Pesquisar neste blogue

terça-feira, 29 de novembro de 2016

Pergunto-te... (um Poema de Cecília Meireles)


                         in, Wikipedia


Pergunto-te
Onde se Acha a Minha Vida

Pergunto-te onde se acha a minha vida.
Em que dia fui eu. Que hora existiu formada
de uma verdade minha bem possuída.

Vão-se as minhas perguntas aos depósitos do nada.

E a quem é que pergunto? Em quem penso, iludida
por esperanças hereditárias?

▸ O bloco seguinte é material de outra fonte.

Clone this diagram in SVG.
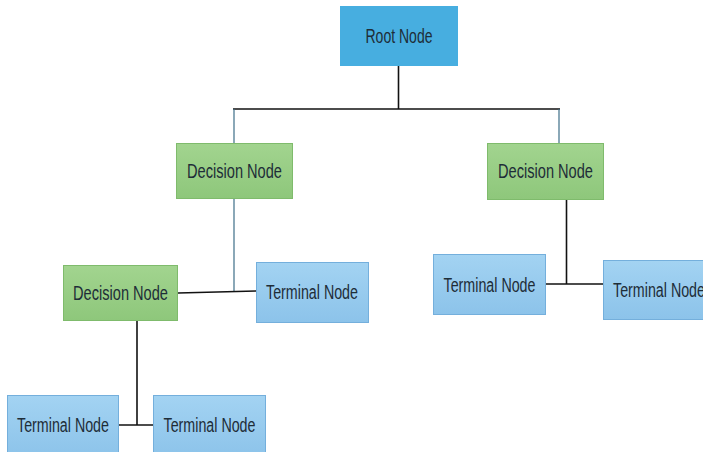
<svg xmlns="http://www.w3.org/2000/svg" width="703" height="452" viewBox="0 0 703 452">
<defs>
<linearGradient id="gT" x1="0" y1="0" x2="0" y2="1"><stop offset="0" stop-color="#a3d3f2"/><stop offset="1" stop-color="#8cc3ea"/></linearGradient>
<linearGradient id="gD" x1="0" y1="0" x2="0" y2="1"><stop offset="0" stop-color="#a2d48f"/><stop offset="1" stop-color="#8ec77b"/></linearGradient>
<style>
.t{font-family:"Liberation Sans",Arial,sans-serif;font-size:19.5px;fill:#1e2d38;text-anchor:middle;dominant-baseline:central}
.root{fill:#47aee0}
.term{fill:url(#gT);stroke:#74afdc;stroke-width:1}
.dec{fill:url(#gD);stroke:#7fbb6c;stroke-width:1}
.k{stroke:#111;stroke-width:1.6;fill:none}
.b{stroke:#3d6e88;stroke-width:1.2;fill:none}
</style>
</defs>
<rect width="703" height="452" fill="#fff"/>
<g id="connectors">
<line class="k" x1="398.5" y1="66" x2="398.5" y2="109"/>
<line class="k" x1="233" y1="109" x2="560" y2="109"/>
<line class="b" x1="234" y1="109" x2="234" y2="143"/>
<line class="b" x1="559" y1="109" x2="559" y2="143"/>
<line class="b" x1="234" y1="199" x2="234" y2="292"/>
<line class="k" x1="178" y1="293" x2="256" y2="291"/>
<line class="k" x1="566.5" y1="200" x2="566.5" y2="284"/>
<line class="k" x1="546" y1="284" x2="603" y2="284"/>
<line class="k" x1="137" y1="320" x2="137" y2="425"/>
<line class="k" x1="118" y1="425" x2="153" y2="425"/>
</g>
<g id="root">
<rect class="root" x="340" y="6" width="118" height="60"/>
<text class="t" x="399" y="36" textLength="67" lengthAdjust="spacingAndGlyphs">Root Node</text>
</g>
<g id="decision-left">
<rect class="dec" x="176.5" y="143.5" width="116" height="55"/>
<text class="t" x="234.5" y="171" textLength="95" lengthAdjust="spacingAndGlyphs">Decision Node</text>
</g>
<g id="decision-right">
<rect class="dec" x="487.5" y="143.5" width="116" height="56"/>
<text class="t" x="545.5" y="171" textLength="95" lengthAdjust="spacingAndGlyphs">Decision Node</text>
</g>
<g id="decision-lower">
<rect class="dec" x="63.5" y="265.5" width="114" height="55"/>
<text class="t" x="120.5" y="293" textLength="95" lengthAdjust="spacingAndGlyphs">Decision Node</text>
</g>
<g id="terminal-mid">
<rect class="term" x="256.5" y="262.5" width="112" height="60"/>
<text class="t" x="312" y="292" textLength="92" lengthAdjust="spacingAndGlyphs">Terminal Node</text>
</g>
<g id="terminal-right-a">
<rect class="term" x="433.5" y="254.5" width="112" height="60"/>
<text class="t" x="489.5" y="284.5" textLength="92" lengthAdjust="spacingAndGlyphs">Terminal Node</text>
</g>
<g id="terminal-right-b">
<rect class="term" x="603.5" y="260.5" width="113" height="59"/>
<text class="t" x="659" y="290" textLength="92" lengthAdjust="spacingAndGlyphs">Terminal Node</text>
</g>
<g id="terminal-bottom-a">
<rect class="term" x="7.5" y="395.5" width="111" height="62"/>
<text class="t" x="63" y="425" textLength="92" lengthAdjust="spacingAndGlyphs">Terminal Node</text>
</g>
<g id="terminal-bottom-b">
<rect class="term" x="153.5" y="395.5" width="112" height="62"/>
<text class="t" x="209.5" y="425" textLength="92" lengthAdjust="spacingAndGlyphs">Terminal Node</text>
</g>
</svg>
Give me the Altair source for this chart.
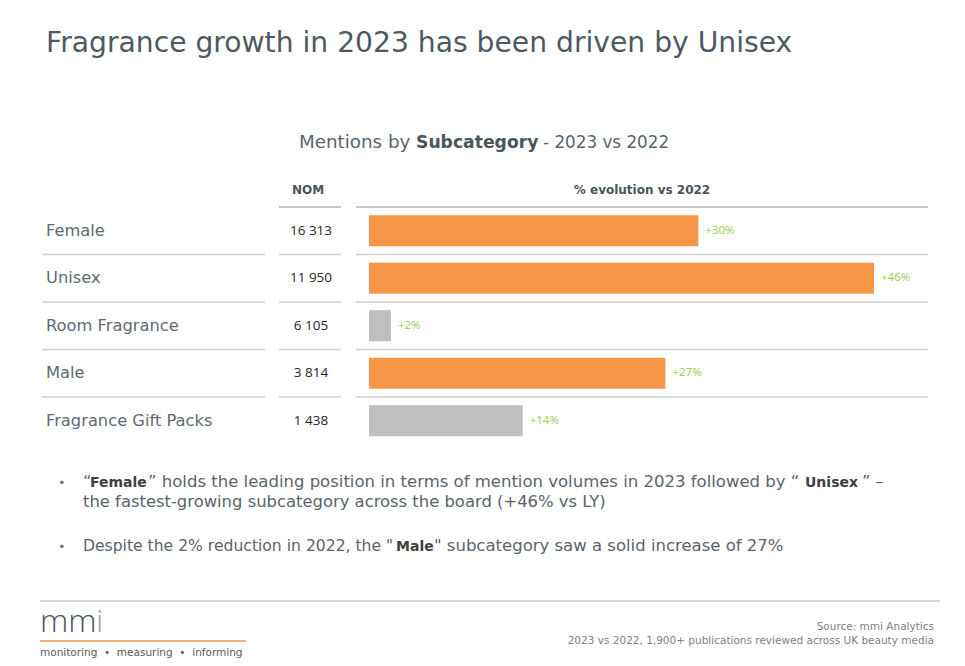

E de cada
pergunta minha vai nascendo a sombra imensa
que envolve a posição dos olhos de quem pensa.

Já não sei mais a diferença
de ti, de mim, da coisa perguntada,
do silêncio da coisa irrespondida.

Cecília Meireles, in "Poemas"

 .............................................................................................................

Sempre me interroguei profundamente sobre este texto poético de Cecília Meireles.

Órfã de mãe com os seus três tenros anos de idade, muito embora tivesse ficado aos cuidados da avó materna, uma micaelense que apesar da falta materna a educou exemplarmente - ao ponto ter merecido a atenção de Olavo Bilac - e depois de ter abandonado o Conservatório Nacional de Música, onde sonhou escrever uma ópera de exaltação do Apóstolo São Paulo - um Santo seu predilecto - acabou por se dedicar à Literatura.

Senhora de um catolicismo adulto, desde sempre entendi que neste seu poema o sentido da pergunta é feita a Deus - Pergunto-te onde se acha a minha vida - e, desde sempre nunca soube encontrar uma resposta minha para a sua afirmação - Vão-se as minhas perguntas aos depósitos do nada - parecendo-me que das perguntas que fez a Deus sobrou a sombra imensa de quem como ela foi uma cultora do pensamento, provando assim, que ela, sem deixar de ser fiel à Bíblia, o melhor dos livros como ela dizia onde encontrava tudo, dizendo que, Só viajo com a Bíblia. A Bíblia é uma biblioteca. Tem tudo: história, poesia, religião. Já disse que, se tivesse que escolher o meu livro para uma ilha deserta, levaria a Bíblia, apesar disso, Cecília Meireles foi uma grande interrogadora de Deus, a ponto de dizer no terceto com que acaba o seu poema:

                                        Já não sei mais a diferença 
de ti, de mim, da coisa perguntada, 
do silêncio da coisa irrespondida.
  
Mas foi neste silêncio de coisa irrespondida que Cecíla Meireles encontrou sempre respostas certas, e foi por isso que ao lembrar a memória da avó de S. Miguel (Açores) que lhe formou o carácter que num dos seus formosos pensamentos havia de ter dito, um dia: A dignidade, a elevação espiritual de minha avó influíram muito na minha maneira de sentir os seres e a vida, tecendo na sua terna fieira de linho a vida que fez dela uma alma de eleição que o Rio de Janeiro viu findar, num tempo em que ela já havia dito: Aprendi com a primavera a me deixar cortar. E a voltar sempre inteira.

Cecília Meireles é assim, ainda hoje.

Uma mulher cortada pelo machado da morte - que não poupa ninguém - mas que, enquanto houver nos seus muitos milhares de leitores e admiradores do ser extraordinário que morou dentro da sua alma, em cada Primavera vai voltar sempre inteira, porque nunca vai haver machado que nos corte a sua lembrança espiritual e o modo como ela, um dia, ao dirigir-se a Deus lhe pediu pediu nesta pequena e bela oração: Dai-me, Senhor, a perseverança das ondas do mar, que fazem de cada recuo um ponto de partida para um novo avanço.

Que nós, sobrevivos a esta grande senhora das Letras Brasileiras, repitamos, pedindo ao mesmo Deus de Cecília Meireles, que sejamos assim: como as ondas do mar que recuam, mas fazendo desse aparente atraso da nossa caminhada um motivo de seguirmos em frente.